Here's what happened: you asked friends what they think. They said "looks great!" Maybe one mentioned a small issue, then quickly added "but overall it's really good." The feedback felt warm and was completely worthless.
If you're wondering how to get honest feedback on my app (beyond people who care about your feelings), you need to put it in front of strangers. People with no social obligation to be nice. People who'll tell you the text is too small, the onboarding is confusing, and the core feature doesn't make sense.
Why your friends won't give you real feedback
Social pressure means your friend doesn't want to trash something you've been building for months. Familiarity bias means if they've seen your progress updates, they already understand the app's intent, so they can't react like a first-time user. And "what do you think?" is a useless prompt. It practically begs for vague positivity.
You launch feeling good. Your first actual users have a wildly different experience.
Method 1: Unmoderated remote testing
Someone gets a task ("sign up and create your first project"), records their screen while talking through what they're thinking, and sends you the recording.
This is where the useful stuff lives. You see where they hesitate, misclick, or quit. You hear "I have no idea what this button does" in real time.
TestFi does this with verified testers on their own devices. $3.99 gets you screen recording feedback with narration plus written notes. Five testers will surface the top UX problems in any given flow.
Method 2: Landing page feedback widgets
Hotjar, UserSnap, and similar tools can prompt visitors on your marketing site. "What almost stopped you from signing up?" captures something specific from people who were actually considering your product.
Useful for landing page optimization. Doesn't tell you anything about in-app experience.
Method 3: In-app post-action surveys
After someone finishes onboarding or uses a core feature, show a short survey. Two questions max. "How easy was this?" (1-5 scale) and one open text field for anything confusing.
Longer surveys get ignored. One focused question gets answers.
Method 4: Mine your competitors' reviews
Read the one-star and two-star App Store reviews for apps similar to yours. What are people frustrated about? What's missing?
These are real user feedback signals from real users with real complaints. If those complaints describe problems your app solves, you've also just found your marketing angle.
Method 5: Post in communities
Reddit, Indie Hackers, Discord, Slack groups. Be specific: "I built a tool that does X, looking for people to break it and tell me what's wrong." That gets real responses. "Check out my new app!" gets ignored.

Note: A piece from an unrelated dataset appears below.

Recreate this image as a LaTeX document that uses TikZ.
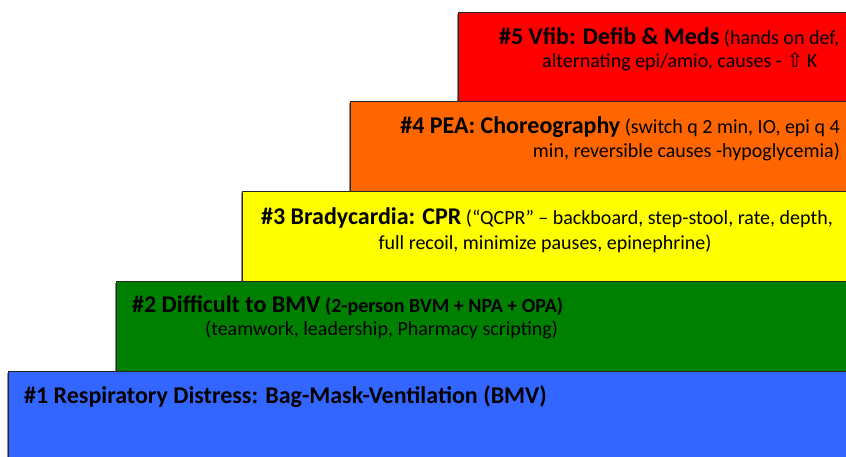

Offer something back. Free account, direct founder access, their name in the changelog. People help people who seem invested in improving.
Method 6: Crowdtesting
Crowdtesting puts your app in front of verified testers who use their own devices. You define a task. They screen-record the session and write up what they noticed.
The reason this outperforms every other method: you control the scenario, you get video proof, and the output is structured enough to act on. No chasing, no interpreting rambling messages.

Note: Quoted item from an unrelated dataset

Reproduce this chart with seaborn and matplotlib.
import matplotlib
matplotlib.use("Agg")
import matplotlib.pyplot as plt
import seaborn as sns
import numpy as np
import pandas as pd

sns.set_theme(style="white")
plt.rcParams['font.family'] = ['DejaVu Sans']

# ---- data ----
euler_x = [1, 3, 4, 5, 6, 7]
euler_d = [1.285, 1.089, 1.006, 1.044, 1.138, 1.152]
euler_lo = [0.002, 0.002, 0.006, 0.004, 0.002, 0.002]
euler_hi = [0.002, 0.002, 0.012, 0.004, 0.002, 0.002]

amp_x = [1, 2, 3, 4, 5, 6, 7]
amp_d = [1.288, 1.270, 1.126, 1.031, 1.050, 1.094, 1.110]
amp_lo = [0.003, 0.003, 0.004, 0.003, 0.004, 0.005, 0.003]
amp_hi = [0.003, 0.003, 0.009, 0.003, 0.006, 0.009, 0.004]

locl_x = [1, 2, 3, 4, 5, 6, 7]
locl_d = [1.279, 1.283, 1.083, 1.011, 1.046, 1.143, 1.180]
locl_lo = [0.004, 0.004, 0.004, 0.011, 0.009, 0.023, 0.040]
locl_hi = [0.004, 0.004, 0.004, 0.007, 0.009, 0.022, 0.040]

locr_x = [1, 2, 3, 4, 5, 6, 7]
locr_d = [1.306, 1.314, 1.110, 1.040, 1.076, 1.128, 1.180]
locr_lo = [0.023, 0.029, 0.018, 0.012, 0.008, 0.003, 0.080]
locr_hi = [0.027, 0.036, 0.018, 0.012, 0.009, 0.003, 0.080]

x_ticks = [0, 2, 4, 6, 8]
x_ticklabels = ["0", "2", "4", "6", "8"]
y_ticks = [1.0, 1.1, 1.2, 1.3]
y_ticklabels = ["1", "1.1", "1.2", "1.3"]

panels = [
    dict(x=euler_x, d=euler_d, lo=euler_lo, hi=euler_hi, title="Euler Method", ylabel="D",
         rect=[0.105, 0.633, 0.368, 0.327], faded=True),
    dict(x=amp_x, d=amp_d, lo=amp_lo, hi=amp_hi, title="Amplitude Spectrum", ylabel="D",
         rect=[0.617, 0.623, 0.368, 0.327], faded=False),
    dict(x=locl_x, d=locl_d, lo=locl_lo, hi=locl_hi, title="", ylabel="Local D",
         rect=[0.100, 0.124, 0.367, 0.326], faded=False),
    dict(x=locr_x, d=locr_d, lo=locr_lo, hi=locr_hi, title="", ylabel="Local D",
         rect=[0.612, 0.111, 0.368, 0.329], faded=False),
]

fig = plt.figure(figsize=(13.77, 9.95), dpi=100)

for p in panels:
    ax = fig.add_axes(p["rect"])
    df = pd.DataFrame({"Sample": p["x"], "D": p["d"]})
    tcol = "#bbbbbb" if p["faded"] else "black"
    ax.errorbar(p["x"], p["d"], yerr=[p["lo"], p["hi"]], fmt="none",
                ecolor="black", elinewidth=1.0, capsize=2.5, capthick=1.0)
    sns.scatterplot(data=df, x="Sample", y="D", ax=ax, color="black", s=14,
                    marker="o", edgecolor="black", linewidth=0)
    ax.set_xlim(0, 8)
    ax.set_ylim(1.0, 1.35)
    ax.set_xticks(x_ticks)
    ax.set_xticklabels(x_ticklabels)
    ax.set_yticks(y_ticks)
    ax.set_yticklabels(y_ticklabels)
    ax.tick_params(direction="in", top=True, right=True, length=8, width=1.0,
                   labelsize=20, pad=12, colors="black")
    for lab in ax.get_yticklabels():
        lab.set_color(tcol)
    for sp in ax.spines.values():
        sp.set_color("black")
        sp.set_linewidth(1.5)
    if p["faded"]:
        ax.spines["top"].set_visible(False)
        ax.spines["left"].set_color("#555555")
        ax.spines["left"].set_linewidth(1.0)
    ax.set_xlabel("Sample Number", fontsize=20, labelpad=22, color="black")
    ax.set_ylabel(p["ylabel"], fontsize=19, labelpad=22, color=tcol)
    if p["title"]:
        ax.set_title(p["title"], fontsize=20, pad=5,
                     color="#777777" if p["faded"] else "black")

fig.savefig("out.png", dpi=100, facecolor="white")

TestFi runs AI scoring on each session, so you can tell which testers found real issues and which ones just tapped through without paying attention. $1.99 for written feedback, $3.99 for recordings. No SDK needed.
If the goal is to get strangers to test my app and tell me what's broken, this is the most direct path.
Reading feedback without getting defensive
You'll watch a recording of someone struggling with a flow you thought was simple. Your gut reaction will be to blame them.
Don't. One confused person might be an outlier. Three out of five confused people is your design.
One person saying "I don't like the color" is taste. Three people unable to find the submit button is a problem. Fix the things that stop people from completing tasks. The rest is noise.
Just start with five
You don't need 50 testers. Five strangers using your app for the first time, recorded on video. Watch every session. Write down where they pause.
That one round of screen recording feedback will show you things about your product that months of building in isolation never would.